On me dit que le plus dur c'est la première année, et la date fatidique tous les ans. Le mois de juin est dur, parce que demain c'est l'anniversaire de ma mère et après-demain c'est leur anniversaire de mariage, et le 21 c'est la fête des pères, et ça me rend triste tous ces sites qui polluent mes boîtes mails en me rappelant que je n'ai pas de cadeau à acheter cette année pour la fête des pères.
Il s'était donné comme objectif de tenir jusqu'à son anniversaire, le 10 janvier, et il est parti avant. Il aurait pris 54 ans, il aurait eu cette année le double de mon âge à moi. C'était notre truc ça, un jour j'avais découvert que tous les 11 ans, nous étions en chiffres inversés au niveau de l'âge, c'est-à-dire que quand j'ai pris 25 ans, il a eu 52 ans, et cette année je prenais la moitié de son âge, je sais que ça l'aurait fait sourire, et qu'il aurait sûrement trouvé une petite blague à me dire.
Ce qui est dur aussi, c'est de savoir que jamais il ne verra la femme que je vais devenir, je ne saurai jamais s'il est fier de moi, ou si je le déçois, ou s'il aurait préféré que je fasse autrement pour telle ou telle chose. Il ne connaîtra jamais ses petits enfants, et je sais que ça il l'attendait un jour. Il ne sera pas là pour me conduire devant monsieur le Maire le jour de mon mariage, pour me féliciter. Mais j'ai besoin de croire qu'il est là quelque part et qu'il veille sur nous, ma mère et ma soeur et moi, et qu'il nous soutient dans nos vies, et dans nos peines, comme dans nos joies.
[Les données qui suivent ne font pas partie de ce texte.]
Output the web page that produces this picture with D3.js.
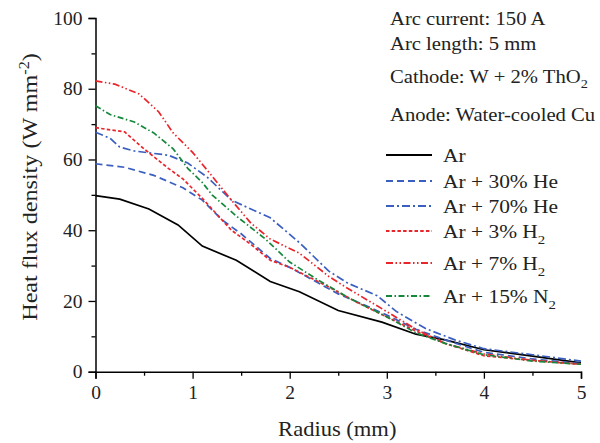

Au tout début, je me suis surprise à être de bonne humeur au boulot, de rire même et de faire des blagues, et j'ai beaucoup culpabiliser. Mais je sais que ça ne veut pas dire que je ne souffre pas, parce que je souffre, et je sais aussi qu'il ne serait pas content de me voir pleurer. Pendant toutes ces années, il a toujours dit qu'il allait bien, et il a continué à rire malgré la douleur pour qu'on ne s'inquiète pas. Aujourd'hui je me dois de lui rendre la pareille, et de faire en sorte qu'il ne s'inquiète pas pour moi. Je suis forte, mais parfois je suis faible, comme aujourd'hui.
Je veux qu'il sache, qu'il est toujours dans mon coeur, que je porte la gourmette que nenette et moi lui avons offert l'année dernière pour la fête des pères. Je veux qu'il sache aussi qu'on se sert les coudes toutes les 3 et avec Aurore aussi. Et qu'on pense toujours à lui, et qu'il ne nous quittera jamais.
Pour ceux qui ont eu le courage de lire, je suis désolée de raconter ma vie comme ça ici, à des inconnus, mais vraiment je me sens mieux maintenant, d'avoir déballer tout ça, toutes ces choses que je garde enfouie depuis des mois.